HOMEWORK 2

Mark cloned the human mitogen-activated protein kinase-activated protein kinase 3(MAPKAPK3) gene last year(accession number is NM_004635.2). Recently he found that NCBI had updated this gene. How could he find out the similarities between the new one and his old one?
1. Click here to get to the NCBI home page, change pull-down to menu to Nucleotide, if you type MAPKAPK3 or NM_004635, the website will lead you to the current version of the gene NM_004635.3; if you type NM_004635.2, it will lead you to the history, click on the link at Jul 3 2001 1:46. The page you see is in GenBank format.
2. Transfer from GenBank format to Fasta format(a common format for bioinformatics program): Here are two different ways for converting files:
  1. In the NCBI website, choose the 'FASTA' next to 'Display' and click on 'Display' botton.
  2. Use the READSEQ program as demonstrated in the class. READSEQ can be reached at Baylor College of Medicine. Copy the GenBank format of NM_004635.2 and NM_004635.3 (From the line beginning with 'LOCUS' till line beginning with '//') and paste them to READSEQ to get the FASTA format of nucleotide sequences.
  Is there any difference between the fasta files by the above methods?
3. Compare the sequences of NM_004635.3 with NM_004635.2. Click on the NCBI blast 2 sequences. Copy and paste your NM_004635.2 and NM_004635.3 sequences in fasta format to the sequence boxes, and click on align. Which part of the sequences are identical? Compare the results with and without filter.

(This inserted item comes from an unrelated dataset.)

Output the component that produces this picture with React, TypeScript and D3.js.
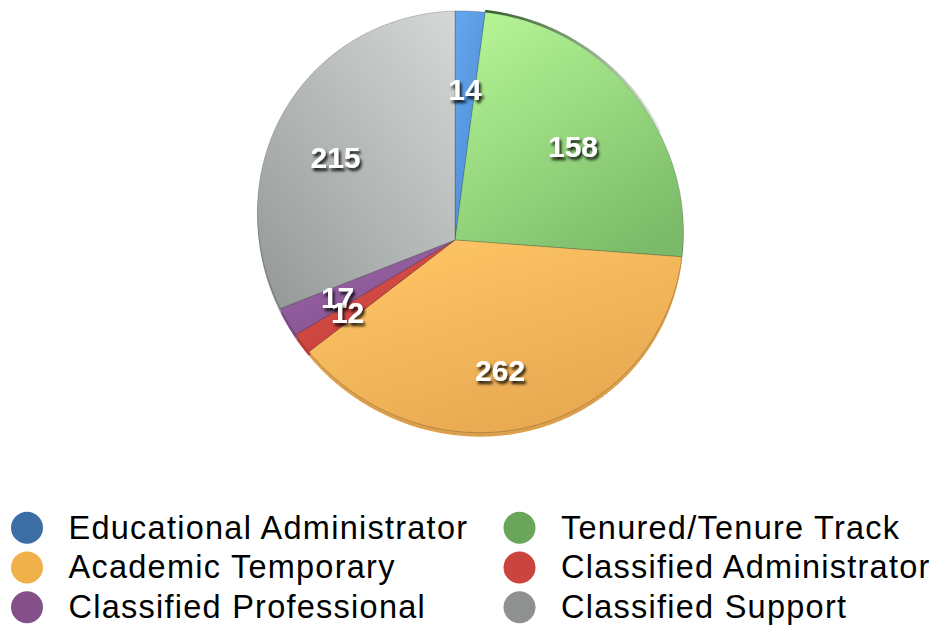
import React from "react";
import * as d3 from "d3";

const categories = [
  "Educational Administrator",
  "Tenured/Tenure Track",
  "Academic Temporary",
  "Classified Administrator",
  "Classified Professional",
  "Classified Support",
];
const values = [14, 158, 262, 12, 17, 215];
const legendColors = ["#3b6ea5", "#6aa55c", "#f0b04a", "#cc4440", "#835089", "#8f9090"];
const sliceTop = ["#63a4ea", "#b3f394", "#fec565", "#d85048", "#9a64a6", "#d6d8d8"];
const sliceBottom = ["#4a8ad4", "#7aba68", "#e6a64f", "#c8403c", "#84528f", "#969b9a"];
// legend order: left column then right column
const legendLeft = [0, 2, 4];
const legendRight = [1, 3, 5];

const W = 935;
const H = 626;
// perspective view of the pie disk (apex = projected centre)
const APEX_X = 455;
const APEX_Y = 240;
const M11 = 211;
const M21 = 10.8;
const M22 = 208.4;
const PA = -0.072;
const PB = 0.09;
const DEPTH = 4;

const project = (x: number, y: number): [number, number] => {
  const w = 1 + PA * x + PB * y;
  return [APEX_X + (M11 * x) / w, APEX_Y + (M21 * x + M22 * y) / w];
};
const rim = (theta: number, rho = 1): [number, number] =>
  project(rho * Math.sin(theta), -rho * Math.cos(theta));

const sampleArc = (a0: number, a1: number): [number, number][] => {
  const n = Math.max(2, Math.ceil((a1 - a0) / (Math.PI / 360)));
  return d3.range(n + 1).map((k) => rim(a0 + ((a1 - a0) * k) / n));
};

export default function App() {
  const pie = d3.pie<number>().sort(null).startAngle(0).endAngle(2 * Math.PI)(values);
  const line = d3.line();

  const slicePath = (a0: number, a1: number, dy = 0) =>
    line(
      [[APEX_X, APEX_Y] as [number, number], ...sampleArc(a0, a1)].map(
        ([x, y]) => [x, y + dy] as [number, number]
      )
    ) + "Z";

  const g1 = pie[1];
  const rimPts = sampleArc(g1.startAngle, g1.startAngle + (g1.endAngle - g1.startAngle) * 0.62).map(
    ([x, y]) => [x + 0.9, y - 0.9] as [number, number]
  );
  const rs = rimPts[0];
  const re = rimPts[rimPts.length - 1];

  const labelOrder = [5, 4, 3, 2, 1, 0];
  const LR = 0.68;

  const font = "'Liberation Sans', Arial, Helvetica, sans-serif";

  return (
    <svg
      width={W}
      height={H}
      style={{ position: "absolute", left: 0, top: 0, display: "block", background: "#ffffff" }}
    >
      <defs>
        {pie.map((d, i) => (
          <linearGradient
            key={i}
            id={`g${i}`}
            x1={i === 5 ? 1 : 0.2}
            y1={0}
            x2={i === 5 ? 0.1 : 0.8}
            y2={1}
          >
            <stop offset="0%" stopColor={sliceTop[i]} />
            <stop offset="100%" stopColor={sliceBottom[i]} />
          </linearGradient>
        ))}
        <linearGradient id="rim" gradientUnits="userSpaceOnUse" x1={rs[0]} y1={rs[1]} x2={re[0]} y2={re[1]}>
          <stop offset="0%" stopColor="#34602a" stopOpacity={1} />
          <stop offset="100%" stopColor="#4d7f3f" stopOpacity={0.15} />
        </linearGradient>
        <filter id="shadow" x="-30%" y="-30%" width="160%" height="180%">
          <feDropShadow dx={2} dy={3} stdDeviation={1.6} floodColor="#000" floodOpacity={0.85} />
        </filter>
      </defs>

      {/* side wall (thickness) */}
      {pie.map((d, i) => (
        <path
          key={`w${i}`}
          d={slicePath(d.startAngle, d.endAngle, DEPTH)}
          fill={d3.color(sliceBottom[i])!.darker(0.12).toString()}
        />
      ))}

      <path d={line(rimPts) || ""} fill="none" stroke="url(#rim)" strokeWidth={2.8} strokeLinecap="round" />

      {pie.map((d, i) => (
        <path
          key={i}
          d={slicePath(d.startAngle, d.endAngle)}
          fill={`url(#g${i})`}
          stroke="rgba(40,40,40,0.4)"
          strokeWidth={0.6}
          strokeLinejoin="round"
        />
      ))}

      {labelOrder.map((i) => {
        const d = pie[i];
        const m = (d.startAngle + d.endAngle) / 2;
        const [x, y] = rim(m, LR);
        return (
          <text
            key={i}
            x={x}
            y={y}
            textAnchor="middle"
            dominantBaseline="central"
            fontFamily={font}
            fontWeight="bold"
            fontSize={30}
            fill="#ffffff"
            filter="url(#shadow)"
          >
            {values[i]}
          </text>
        );
      })}

      {legendLeft.map((i, r) => (
        <g key={`l${i}`} transform={`translate(27, ${527.7 + r * 39.8})`}>
          <circle r={16} fill={legendColors[i]} />
          <text x={41.5} y={10.8} fontFamily={font} fontSize={32.5} letterSpacing={1.25} fill="#000">
            {categories[i]}
          </text>
        </g>
      ))}
      {legendRight.map((i, r) => (
        <g key={`r${i}`} transform={`translate(519.5, ${527.7 + r * 39.8})`}>
          <circle r={16} fill={legendColors[i]} />
          <text x={41.5} y={10.8} fontFamily={font} fontSize={32.5} letterSpacing={1.25} fill="#000">
            {categories[i]}
          </text>
        </g>
      ))}
    </svg>
  );
}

How could you find the genomic location of NM_004635.2?

We can use UCSC BLAT tool. BLAT can quickly find genomic sequences of 95% or greater similarity by keeping an index of the entire genome in memory. Click UCSC Genome Bioinformatics website, and choose on Blat from left frame to go to the BLAT Browser. Paste the raw sequense or FASTA-formated sequence obtained in the last question to the big text box, choose the human Genome, July 2003 Assemblly ,DNA in Query type and press submit botton.

There are 3 hits for NM_004635.2. The first one is on chromosome 3, and is the best among the three hits because of the dramatic differences in the SCORE, the length of the alignment(only misssed 10 bases by comparing query START, END and QSIZE), and the percent IDENTITY. To obtain more information on the first hit, click on the details link. This page includes three parts: NM_004635 sequence, the genomic sequence and the alignment of the NM_004635 to the genomic sequence. The MATCHING BASES between the cDNA and genomic sequence are in upper case and darker blue, Gaps are in lower-case and black. Light blue and upper-cases indicate the the BOUNDARIES of the aligned regions on the either side of a gap and are often splices sites.